Seagate Laptop SSHD Review (ST1000LM014)

There is one aspect of laptops which, more than any other, is a constant cause of disappointment when we review them… hard drives. They really can make or break a system and it is always disappointing to see manufacturers install a decent CPU and memory only to throw in the cheapest drive with low performance that bogs down day to day use. Windows loads slowly, applications don’t open as fast as they could and general responsiveness can suffer. Of course we accept that a super fast Solid State Drive would significantly raise the cost of a system and may be out of the budget of many…but there are ways around this. Take today’s review product for example, a mix of traditional hard drive capacity and solid state storage for a reasonable price. And its PS4 compatible too for those who want to enhance that! Welcome to our Seagate Laptop SSHD Review (ST1000LM014).

Seagate Laptop SSHD Review – The Drive

seagate-laptop-ssd-review-st1000lm014 seagate-laptop-ssd-review-st1000lm014-drive

Our sample of the ST1000LM014 arrived in a generic package and only contained the drive. There are however retail bundles available which have nicer packaging. The drive is available in three different thicknesses, 9.5mm, 7.5mm and 5mm depending on the requirements of the system you are installing it in and the thickest model is available in 750gb and 1TB versions. The two thinner are 500GB and all measure just over 100mm long, 69.85mm wide with a maximum weight of 115g.
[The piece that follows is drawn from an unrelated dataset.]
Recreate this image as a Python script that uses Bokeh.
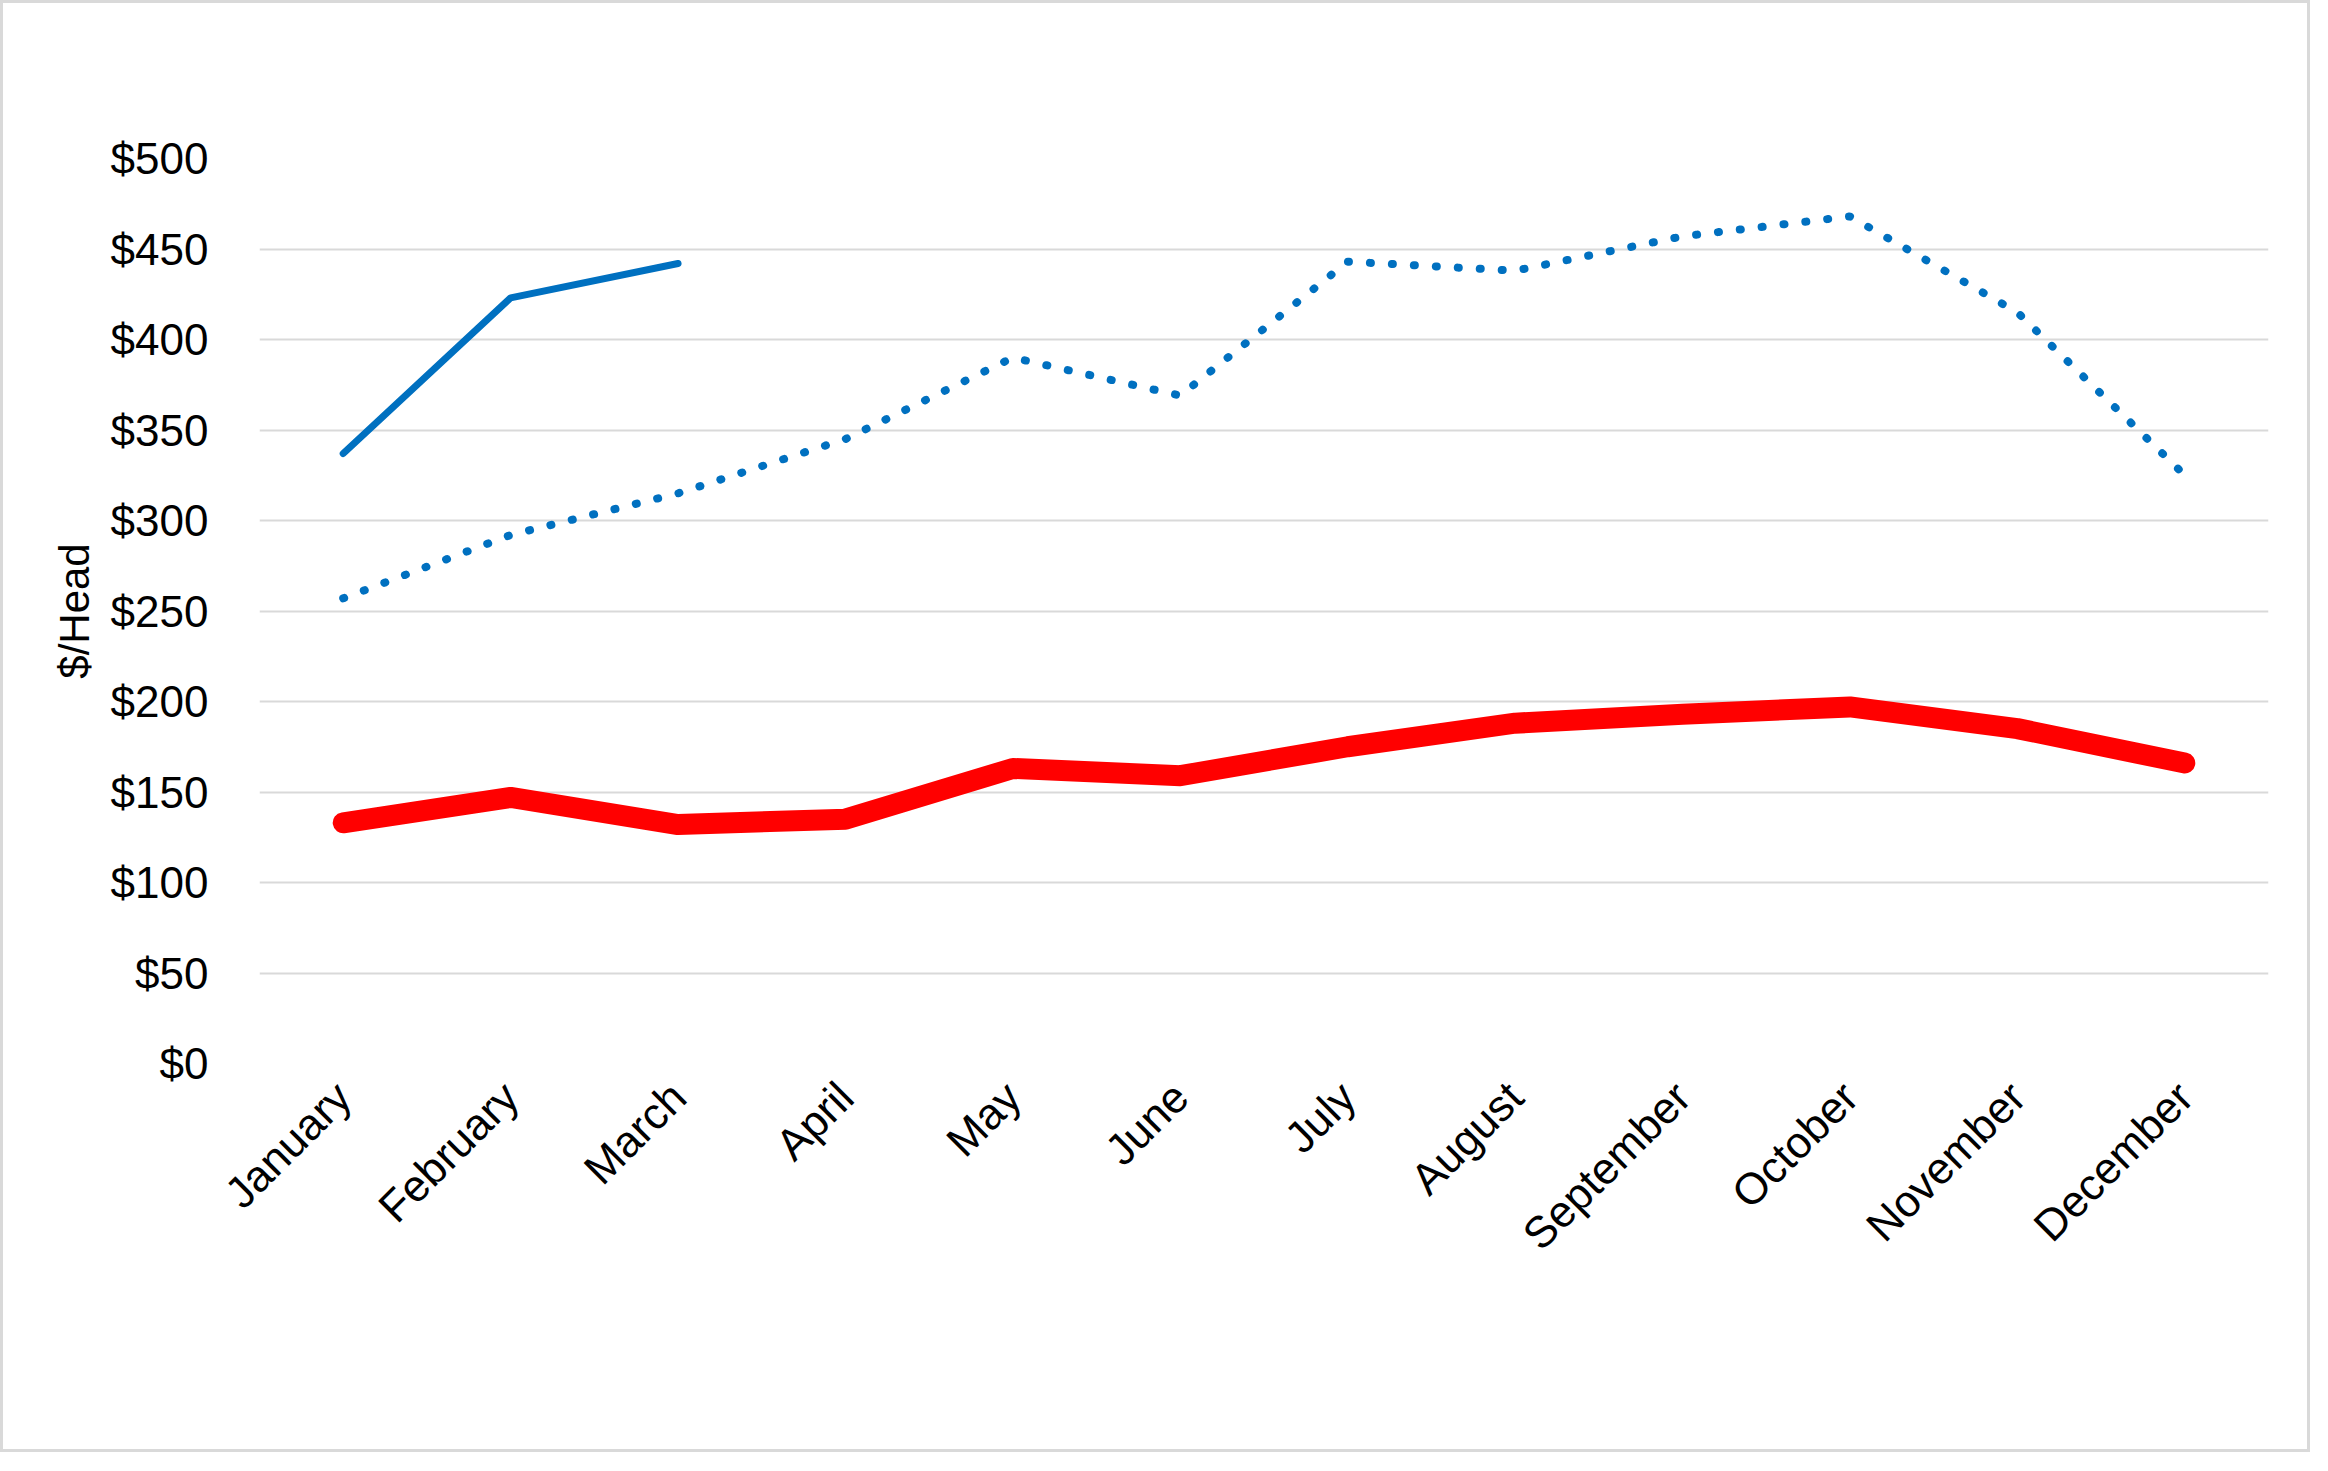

Ours is the 1TB model and it has a formatted capacity of 931GB within Windows with an additional 8GB of SSD style storage sitting invisible in the background. The drive monitors data use and stores frequently used files there for near instant access, for example the files used to boot Windows (or your PS4), maximising responsiveness. In terms of power use we have a max reading of 2.2w for the 1TB version. All three drives have a 3-year warranty.


How easy are they to install? Seagate have a couple of handy videos depending on whether you are using a laptop or PS4…

Seagate Laptop SSHD Review – Software

soft1 soft2

For those looking to use the drive on their PC Seagate have a handy set of tools. One which helps with migrating your existing data from the old drive to your new Seagate drive and another which helps with monitoring and maintenance of the drive.

Seagate Laptop SSHD Review – Performance

All testing was performed on an Intel Core i7 CPU, X99 Motherboard and with 16Gb of DDR4. Windows 8.1 was the OS and all of the latest drivers and patches were installed.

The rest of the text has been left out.